Glossary term

Amortization Period

An amortization period is the length of time used to fully repay a loan through scheduled principal and interest payments.

Updated

May 20, 2026

Read time

2 min read

What Is an Amortization Period?

An amortization period is the length of time used to fully repay a loan through scheduled payments. In a typical amortizing loan, each payment includes interest and principal, and the balance reaches zero by the end of the amortization period if payments are made as scheduled.

The term is common in mortgages, auto loans, business loans, and other installment debt. A longer amortization period usually lowers the required monthly payment but increases the amount of interest paid over time.

Key Takeaways

  • The amortization period is the time schedule used to pay a loan down to zero.
  • Longer amortization usually means lower monthly payments and more total interest.
  • Shorter amortization usually means higher monthly payments and less total interest.
  • The amortization period is not always the same as the loan term, especially in some commercial loans.

How an Amortization Period Works

A lender calculates a payment schedule based on the loan amount, interest rate, payment frequency, and amortization period. Early in the schedule, more of each payment often goes to interest. Later, more goes to principal as the balance declines.

For a standard 30-year mortgage, the loan term and amortization period are often both 30 years. In other settings, a loan may have a shorter maturity but a longer amortization schedule, creating a balloon payment at the end.
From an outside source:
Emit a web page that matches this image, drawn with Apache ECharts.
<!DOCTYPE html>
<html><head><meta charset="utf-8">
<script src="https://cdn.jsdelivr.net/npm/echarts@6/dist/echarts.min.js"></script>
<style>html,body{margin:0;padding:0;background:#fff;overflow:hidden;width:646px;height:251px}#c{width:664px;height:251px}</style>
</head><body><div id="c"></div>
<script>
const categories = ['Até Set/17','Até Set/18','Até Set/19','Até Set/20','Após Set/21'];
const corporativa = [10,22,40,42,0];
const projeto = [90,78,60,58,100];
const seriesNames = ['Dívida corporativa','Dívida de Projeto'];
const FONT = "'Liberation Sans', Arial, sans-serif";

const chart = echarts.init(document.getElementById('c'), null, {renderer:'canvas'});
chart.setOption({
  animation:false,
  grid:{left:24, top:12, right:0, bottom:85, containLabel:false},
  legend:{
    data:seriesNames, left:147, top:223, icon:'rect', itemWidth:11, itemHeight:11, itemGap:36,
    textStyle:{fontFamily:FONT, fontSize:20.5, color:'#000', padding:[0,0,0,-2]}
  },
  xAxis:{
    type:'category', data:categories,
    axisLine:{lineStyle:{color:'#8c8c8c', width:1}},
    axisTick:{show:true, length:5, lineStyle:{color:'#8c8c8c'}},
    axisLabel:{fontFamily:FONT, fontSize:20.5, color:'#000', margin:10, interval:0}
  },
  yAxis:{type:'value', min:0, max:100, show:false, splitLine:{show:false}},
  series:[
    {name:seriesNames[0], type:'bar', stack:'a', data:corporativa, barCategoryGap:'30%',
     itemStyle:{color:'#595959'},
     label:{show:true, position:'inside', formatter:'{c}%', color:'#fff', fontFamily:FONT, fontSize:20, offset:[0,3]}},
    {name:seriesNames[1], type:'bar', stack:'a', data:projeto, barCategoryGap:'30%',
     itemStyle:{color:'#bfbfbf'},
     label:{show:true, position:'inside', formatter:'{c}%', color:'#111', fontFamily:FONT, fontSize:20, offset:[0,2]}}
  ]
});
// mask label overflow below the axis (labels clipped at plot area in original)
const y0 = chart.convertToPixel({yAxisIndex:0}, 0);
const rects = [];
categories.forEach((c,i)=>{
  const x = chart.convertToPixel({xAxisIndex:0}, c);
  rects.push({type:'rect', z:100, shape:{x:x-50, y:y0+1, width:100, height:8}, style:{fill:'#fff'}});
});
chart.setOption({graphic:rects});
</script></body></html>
How the Period Changes Loan Cost

Choice

Monthly payment

Total interest

Cash-flow effect

Longer amortization

Lower

Higher

More room in monthly budget

Shorter amortization

Higher

Lower

Faster balance reduction

Extra principal payments

May stay the same unless recast

Lower

Can shorten payoff time

Balloon structure

May be lower before maturity

Depends on terms

Creates refinance or payoff risk

Borrower Review Points

Borrowers should compare the required payment, total interest, payoff date, and any balloon amount. The lowest monthly payment is not always the lowest-cost loan, and the shortest payoff period is not always affordable.

Amortization also affects equity building. On a mortgage, a shorter amortization period or extra principal payments can build equity faster, while a longer period may keep the balance higher for longer.

When comparing loans, the amortization period should be reviewed with the interest rate, fees, prepayment terms, and whether the payment can ever change. The headline payment alone does not show the full cost.

The Bottom Line

An amortization period is the repayment timeline used to pay down a loan. It shapes monthly payment size, total interest cost, principal reduction, and the borrower's long-term debt path.